El sonido.
Los que sean, todavía, o hayan sido músicos como yo lo fui durante mis tiempos de oficio, seguramente participarán de este recuerdo de hoy.
De alguna manera, y como fenómeno sorprendente, los técnicos de sonido siempre parecieron enemigos parciales de la música y sus "intérpretes y ejecutantes", tal como detalladamente especifican en la AIE.
Numerosísimas tardes en las que durante las giras se procedía a las pruebas previas a la actuación, el resultado iba deteriorándose de modo ostensible y tomando rumbos tergiversadores, sometido a la vanidosa "pericia" de los técnicos, más dedicados por lo general a fingirse indispensables conocedores del asunto ya que rara vez demostraban la sensibilidad que a la naturalidad de la música conviene, y a sus, también, lógicos equilibrios y proporciones, que así es aunque exista un margen de flexible subjetividad que jamás debe derivar a finca sin vallado, ni a merienda de negros, sean o no afroamericanos. Por descontado, y ya en medio del "show", eran notablemente aficionados a cambiar sobre la marcha todo lo ensayado, mientras sus manos de "expertos" sin descanso iban manipulando cuanto añejo potenciómetro o cibernético artilugio postmoderno incorporaban las mesas de mezclas, las etapas de potencia, etc.
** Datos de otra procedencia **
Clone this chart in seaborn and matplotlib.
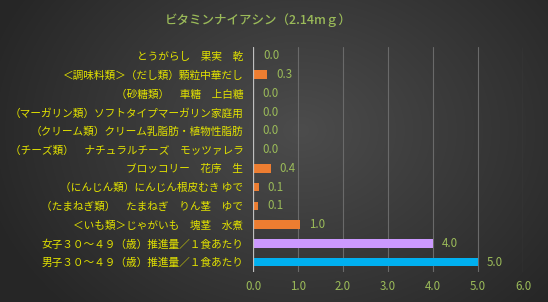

El pulso, la lucha de soterrada tensión, también tenían lugar en los estudios de grabación, con escasas excepciones: era un milagro encontrar un tío que grabase con criterios musicales presentables, con un relativo "paladar". A ello fue sumándose un número no menor de "productores"(!), especie invasora que se encumbró a base de temeridad y prepotencia como principales ingredientes de su nefasta ambición.
Ahora, el galimatías absolutamente indescifrable que expele la pomposa megafonía municipal en la playa, me lleva a evocar aquellos pretéritos y deprimentes episodios. Lo hago con indeciso alivio.